La ciudad que recibió a Macron, no es cualquier ciudad. Es el antiguo Distrito Federal que Porfirio Díaz, José Yves Limantour y Carmelita Romero Rubio imaginaron como un pequeño París. De aquel sueño sobreviven las avenidas arboladas, los balcones de hierro, las mansardas que miran el atardecer desde la Colonia Roma. En esa misma Colonia Roma, Carmelita vivió sus últimos años, en un palacete en las calles de Tonalá y Durango que aún se mantiene en pie, con sus vitrales intactos, como un eco persistente del afrancesamiento porfiriano. París y su reflejo eran entonces el ideal de progreso: la moda, la gastronomía, el urbanismo, los libros importados por Limantour, los perfumes que llegaban con los trenes de Veracruz.
Ahí, en la Roma, germinó la modernidad mexicana. Entre cafetines donde se discutía a Rousseau y Voltaire, y panaderías que olían a mantequilla, nació una forma de entender la ciudad: el arte como respiración urbana, el gusto como argumento político. Ese aire afrancesado, lejos de diluirse, sigue impregnando la arquitectura y la sensibilidad de la capital.
La carta de Victor Hugo a México, escrita cuando las tropas del Segundo Imperio desembarcaron en Veracruz —“No es Francia la que te ataca, sino el Imperio”—, se alza todavía como una brújula moral. Aquella frase, tan distante en el tiempo, tan cercana en espíritu, ilumina este reencuentro: dos repúblicas que, pese a los desencuentros, comparten una misma fe en la cultura y la libertad, ahora ampliada con la defensa de los derechos humanos y la igualdad de género.
Los pisos de duela del Palacio Nacional reflejaban las sombras de los jefes de Estado y de los diplomáticos que se retiraban en silencio. Desde las alturas, las campanas de la Catedral repicaban como si marcaran el final de una ópera. Afuera, la ciudad recobraba su ruido habitual: el pregón del vendedor, la sirena del policía, la bocina impaciente. Nadie parecía advertir que, bajo ese pulso cotidiano, acababa de cerrarse un gesto de reconciliación histórica.
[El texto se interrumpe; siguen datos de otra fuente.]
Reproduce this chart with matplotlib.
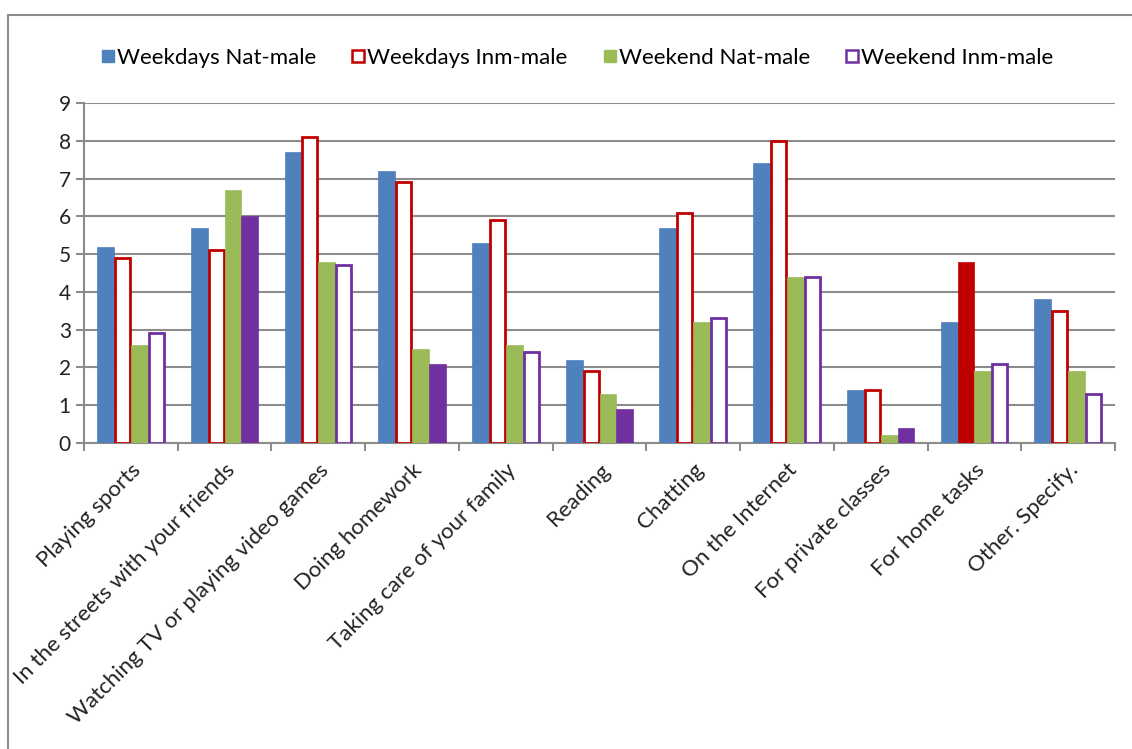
import matplotlib
matplotlib.use("Agg")
import matplotlib.pyplot as plt
import numpy as np
from matplotlib.patches import Rectangle
from matplotlib.lines import Line2D

categories = ["Playing sports", "In the streets with your friends",
              "Watching TV or playing video games", "Doing homework",
              "Taking care of your family", "Reading", "Chatting",
              "On the Internet", "For private classes", "For home tasks",
              "Other. Specify."]
series_names = ["Weekdays Nat-male", "Weekdays Inm-male",
                "Weekend Nat-male", "Weekend Inm-male"]
weekdays_nat = [5.2, 5.7, 7.7, 7.2, 5.3, 2.2, 5.7, 7.4, 1.4, 3.2, 3.8]
weekdays_inm = [4.9, 5.1, 8.1, 6.9, 5.9, 1.9, 6.1, 8.0, 1.4, 4.8, 3.5]
weekend_nat = [2.6, 6.7, 4.8, 2.5, 2.6, 1.3, 3.2, 4.4, 0.2, 1.9, 1.9]
weekend_inm = [2.9, 6.0, 4.7, 2.1, 2.4, 0.9, 3.3, 4.4, 0.4, 2.1, 1.3]
# which bars appear filled (others hollow)
weekdays_inm_filled = [False]*9 + [True, False]
weekend_inm_filled = [False, True, False, True, False, True, False, False, True, False, False]

colors = ["#4F81BD", "#C00000", "#9BBB59", "#7030A0"]
plt.rcParams['font.family'] = ['Lato', 'DejaVu Sans']

fig = plt.figure(figsize=(11.32, 7.49), dpi=100)
fig.patches.append(Rectangle((0.007, -0.05), 1.2, 1.03, transform=fig.transFigure,
                             fill=False, edgecolor="#8c8c8c", linewidth=1.5))
ax = fig.add_axes([0.0742, 0.4085, 0.9108, 0.454])

x = np.arange(len(categories))
w = 0.18
data = [weekdays_nat, weekdays_inm, weekend_nat, weekend_inm]
filled = [[True]*11, weekdays_inm_filled, [True]*11, weekend_inm_filled]
for i, (vals, fl, c) in enumerate(zip(data, filled, colors)):
    offs = (i - 1.5) * w
    for xi, v, f in zip(x, vals, fl):
        if f:
            ax.bar(xi + offs, v, w, color=c, edgecolor=c, linewidth=0.5, zorder=3)
        else:
            ax.bar(xi + offs, v, w - 0.02, color="white", edgecolor=c, linewidth=2, zorder=3)

ax.set_xlim(-0.5, len(categories) - 0.5)
ax.set_ylim(0, 9)
ax.set_yticks(range(10))
ax.yaxis.grid(True, color="#8c8c8c", linewidth=1.5, zorder=0)
ax.set_axisbelow(True)
for s in ["top", "right"]:
    ax.spines[s].set_visible(False)
for s in ["left", "bottom"]:
    ax.spines[s].set_color("#8c8c8c")
    ax.spines[s].set_linewidth(1.5)
ax.set_xticks(np.arange(-0.5, len(categories), 1.0))
ax.set_xticklabels([])
ax.set_xticks(x, minor=True)
ax.set_xticklabels(categories, minor=True, rotation=45, ha="right",
                   rotation_mode="anchor", fontsize=16, color="#222222")
ax.tick_params(axis="x", which="minor", length=0, pad=12)
ax.tick_params(axis="x", which="major", length=6, width=1.5, color="#8c8c8c")
ax.tick_params(axis="y", length=6, width=1.5, color="#8c8c8c", labelsize=15,
               labelcolor="#222222")

handles = []
for i, c in enumerate(colors):
    if i in (0, 2):
        handles.append(Line2D([], [], marker="s", linestyle="none", markersize=9,
                              markerfacecolor=c, markeredgecolor=c))
    else:
        handles.append(Line2D([], [], marker="s", linestyle="none", markersize=9,
                              markerfacecolor="white", markeredgecolor=c,
                              markeredgewidth=1.8))
fig.legend(handles, series_names, loc="center", bbox_to_anchor=(0.51, 0.923),
           ncol=4, frameon=False, fontsize=16, handlelength=0.6,
           handletextpad=0.1, columnspacing=1.6)

fig.savefig("out.png", dpi=100)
La historia, como los viejos amores, siempre vuelve. Hoy Francia no impone modelos: ofrece diálogo. México ya no busca ejemplos: devuelve la mirada de tú a tú. Entre ambos, los códices viajan como mensajeros de una fraternidad que ha costado siglos tejer entre encuentros y desencuentros. Y en ese tránsito, la ciudad —esta ciudad que mezcla el maíz y el vino, el rebozo y el perfume— vuelve a ser lo que siempre fue: un puente entre mundos.
Porque las naciones, como los viejos amores, solo se reencuentran cuando aprenden a reconocerse. Y ese día en Palacio, bajo el resplandor de los candelabros, México y Francia se miraron de nuevo: dos repúblicas heridas que comprendieron, al fin, que la cultura también puede ser una forma de redención.
Entre los auxiliares de la presidenta, Alfonso Suárez del Real — vecino de la Colonia Roma, historiador de la ciudad y artífice clave de parte de la agenda cultural— observaba el anuncio de los códices con la emoción serena de quien sabe que la memoria también se gestiona. En su gesto había algo de epílogo y de comienzo: la certeza de que la historia se escribe, desde los pasillos donde la cultura se convierte en política de Estado.